Friday, March 14, 2008
By Brighton Phiri
Friday March 14, 2008 [03:00]
THE Drug Enforcement Commission (DEC) yesterday said they have not arrested Kaweche Kaunda in connection with the transfer of US $7 million from Jamaica because he is not the principal suspect. Commenting on Kaweche's challenge for the DEC to arrest him instead of the Jamaican woman who is charged for money laundering involving US $7 million, DEC spokesperson Roston Chulu said their investigations revealed that Ingrid Loiten was the principal suspect, hence her arrest.
"I would not want to comment on what has come out in the paper. But as far as we are concerned, the principle has been arrested," said Chulu in reference to Kaweche's challenge to the DEC to arrest him instead of Loiten because he was the prime mover of the transfer of the US $7 million.
But Kaweche insisted yesterday that he should be the one to be arrested because he was the one who asked Loiten to use her personal account to transfer the money.
"Why are they separating me from the case when they know that I have been dealing with them over this same matter for some time?" Kaweche asked.
Investrust Bank chairman Friday Ndhlovu declined to comment, saying it was not right for the bank to issue a statement on the matter that was before the courts of law.
Home affairs minister Lt Gen Ronnie Shikapwasha refused to comment on Kaweche's challenge, saying the DEC were the right institution to deal with the matter.
The DEC arrested and charged Loiten with money laundering, failing to account for the money and falsification of documents.
And Loiten disclosed yesterday in a telephone interview from Johannesburg that the US $7 million was sourced from a Jamaican investor who had shown interest in investing in the Mfuwe development project.
According to Loiten, a Jamaican investor directed his company, which had account with a financial lending institution, to transfer the money to Zambia.
"This financial lending institution is listed on the Jamaican Stock Exchange.
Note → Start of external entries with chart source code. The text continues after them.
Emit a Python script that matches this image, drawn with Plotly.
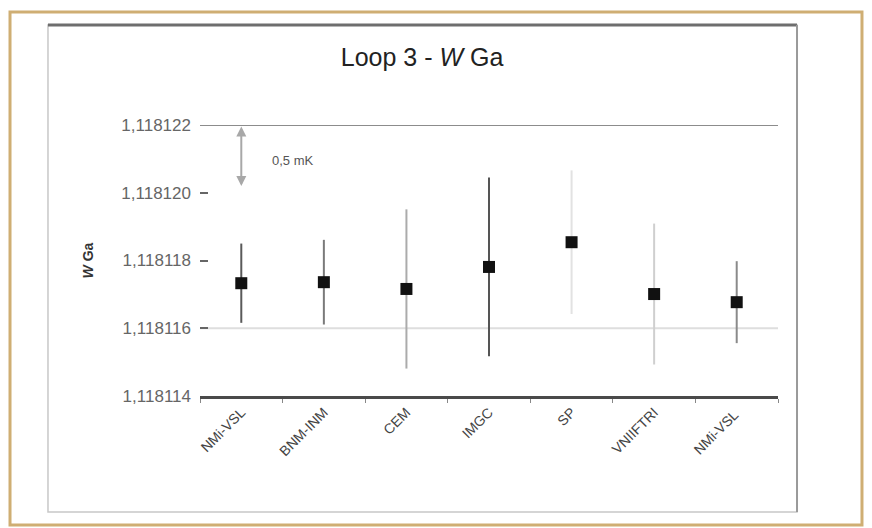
import plotly.graph_objects as go

# ---- data ----
labs = ["NMi-VSL", "BNM-INM", "CEM", "IMGC", "SP", "VNIIFTRI", "NMi-VSL "]
vals = [1.11811733, 1.11811736, 1.11811716, 1.11811781, 1.11811854, 1.11811701, 1.11811677]
errs = [0.00000117, 0.00000125, 0.00000235, 0.00000264, 0.00000212, 0.00000208, 0.00000121]
bar_cols = ["#5a5a5a", "#7a7a7a", "#ababab", "#555555", "#e2e2e2", "#cfcfcf", "#8a8a8a"]
yticks = [1.118114, 1.118116, 1.118118, 1.118120, 1.118122]
grid_vals = [1.118122, 1.118116]
grid_cols = ["#8c8c8c", "#dedede"]
arrow_top, arrow_bot = 1.118122, 1.1181202
note_y = 1.11812096

fig = go.Figure()
for lab, v, e, c in zip(labs, vals, errs, bar_cols):
    fig.add_trace(go.Scatter(
        x=[lab], y=[v], mode="markers",
        marker=dict(symbol="square", size=12, color="#111111"),
        error_y=dict(type="data", array=[e], color=c, thickness=2, width=0),
        showlegend=False, cliponaxis=False))

for gv, gc in zip(grid_vals, grid_cols):
    fig.add_shape(type="line", xref="paper", yref="y", x0=0, x1=1, y0=gv, y1=gv,
                  line=dict(color=gc, width=2), layer="below")

# outer tan frame and inner chart frame
fig.add_shape(type="rect", xref="paper", yref="paper", x0=-0.3287, x1=1.1453, y0=-0.476, y1=1.417,
              line=dict(color="#cfae73", width=3))
fig.add_shape(type="rect", xref="paper", yref="paper", x0=-0.263, x1=1.0329, y0=-0.428, y1=1.369,
              line=dict(color="#c8c8c8", width=1.5))
fig.add_shape(type="line", xref="paper", yref="paper", x0=-0.263, x1=1.0329, y0=1.369, y1=1.369,
              line=dict(color="#6e6e6e", width=3))
fig.add_shape(type="line", xref="paper", yref="paper", x0=1.0329, x1=1.0329, y0=-0.428, y1=1.369,
              line=dict(color="#9a9a9a", width=2))

# double arrow 0.5 mK
fig.add_annotation(x=labs[0], y=arrow_bot, ax=labs[0], ay=arrow_top, xref="x", yref="y",
                   axref="x", ayref="y", text="", showarrow=True, arrowhead=2, arrowside="end+start",
                   arrowsize=1, arrowwidth=2, arrowcolor="#a8a8a8")
fig.add_annotation(x=0.161, y=note_y, xref="paper", yref="y", xanchor="center", text="0,5 mK",
                   showarrow=False, font=dict(size=13, color="#555555", family="Liberation Sans"))

fig.update_layout(
    width=872, height=528,
    margin=dict(l=200, r=94, t=125, b=132),
    paper_bgcolor="white", plot_bgcolor="white",
    separators=",.",
    font=dict(family="Liberation Sans, Arial, sans-serif", color="#444444"),
    title=dict(text="Loop 3 - <i>W</i> Ga", x=0.484, xanchor="center", y=0.892, yanchor="middle",
               font=dict(size=25, color="#222222", family="Liberation Sans")),
    xaxis=dict(type="category", categoryorder="array", categoryarray=labs,
               range=[-0.5, len(labs) - 0.5],
               showline=True, linecolor="#4a4a4a", linewidth=2.5,
               ticks="outside", ticklen=4, tickcolor="#888888", tickson="boundaries",
               tickangle=-45, tickfont=dict(size=14, color="#444444"),
               showgrid=False, zeroline=False),
    yaxis=dict(range=[1.118114, 1.118122], tickvals=yticks, tickformat=".6f",
               showline=False, showgrid=False, zeroline=False,
               ticks="inside", ticklen=8, tickcolor="#666666", tickwidth=2,
               ticklabelstandoff=8,
               tickfont=dict(size=17, color="#666666"),
               title=dict(text="<b><i>W</i> Ga</b>", font=dict(size=14, color="#333333"), standoff=24)),
)

fig.write_html("out.html", post_script="document.body.style.margin='0';",
               config={"displayModeBar": False})
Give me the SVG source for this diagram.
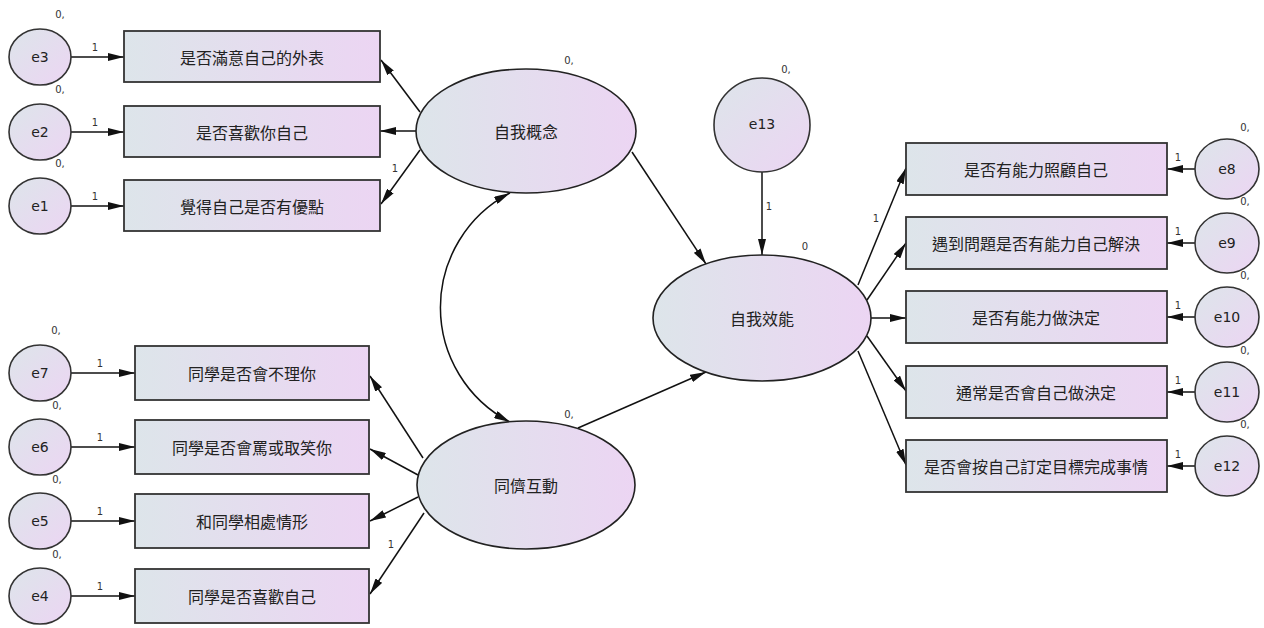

I wonder how such an institution can allow me to use it to transfer dirty money," she said.
Loiten said the Mfuwe development project, which was designed for the construction of two factories, a financial institution, skills training centre and over 4000 low cost houses for the local people, attracted interest among investors from Jamaica, Unites States of America and Israel.
She said one of the American investors demanded for a government grant before releasing funds while the Israeli investor sent to Zambia a technical team to assess the feasibility of the project.
She said upon concluding the preliminary plans of the project, she approached her contact from the European Union Development Council and Overseas Private Investment Commission for support.
"I am amazed to see the massive undeveloped land in Mfuwe. Since I have a lot of contacts of financial support, I begun soliciting for support. The support was overwhelming from the investors," Loiten said.
She said the US $7 million was meant for fundraising activities towards the project, which was estimated to cost over US $60 million. She said she had been involved in strategic planning with Educate Jamaica Network.
Earlier, Loiten said both her family members and financiers from the European Union and oil producing countries supported the project proposal.
She wondered why Investrust Bank rushed to report her to DEC when she had discussed with the bank before they allowed her to transfer the money for the project.
"It is not that the bank did not know what I was doing. They knew before the money was transferred," she said.